Robustness of entanglement in a non-Hermitian cavity-optomechanical system even away from exceptional points

Abstract: Quantum physics can be extended into the complex domain by considering non-Hermitian Hamiltonians that are $\mathcal{PT}$-symmetric. These exhibit exceptional points (EPs) where the eigenspectrum changes from purely real to purely imaginary values and have useful properties enabling applications such as accelerated entanglement generation and the delay of the sudden death of entanglement in noisy systems. An interesting question is whether similar beneficial effects can be achieved away from EPs, since this would extend the available parameter space and make experiments more accessible. We investigate this by considering a $\mathcal{PT}$-symmetric optomechanical system but also consider what happens when two-mode squeezing interactions are included, taking us into the pseudo-Hermitian regime.
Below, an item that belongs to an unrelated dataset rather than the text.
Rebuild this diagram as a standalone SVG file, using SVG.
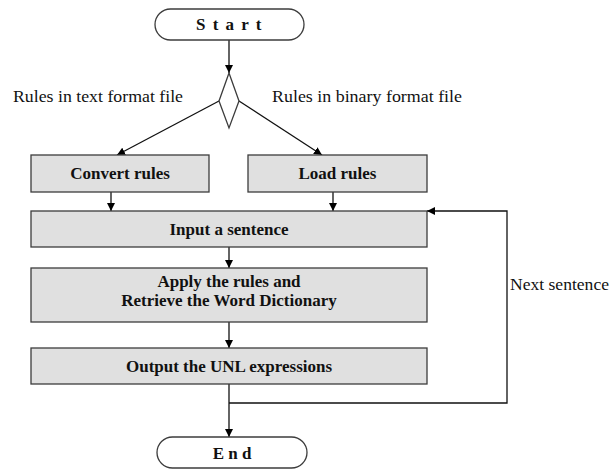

The addition of squeezing is motivated by an attempt to extend the lifetime of the system's entanglement. While this does not prove to be the case, rich dynamics are nonetheless observed in both the pseudo-Hermitian and $\mathcal{PT}$-symmetric systems, including the sudden death and revival of entanglement under certain conditions. In both cases, we find that the sudden disappearance of entanglement can be mitigated at EPs, and also show that the revival of entanglement is quite robust to thermal noise in a group of parameters away from the EPs. This investigation extends our understanding of non-Hermitian systems and opens a new perspective for the development of quantum devices in non-Hermitian systems even away from EPs.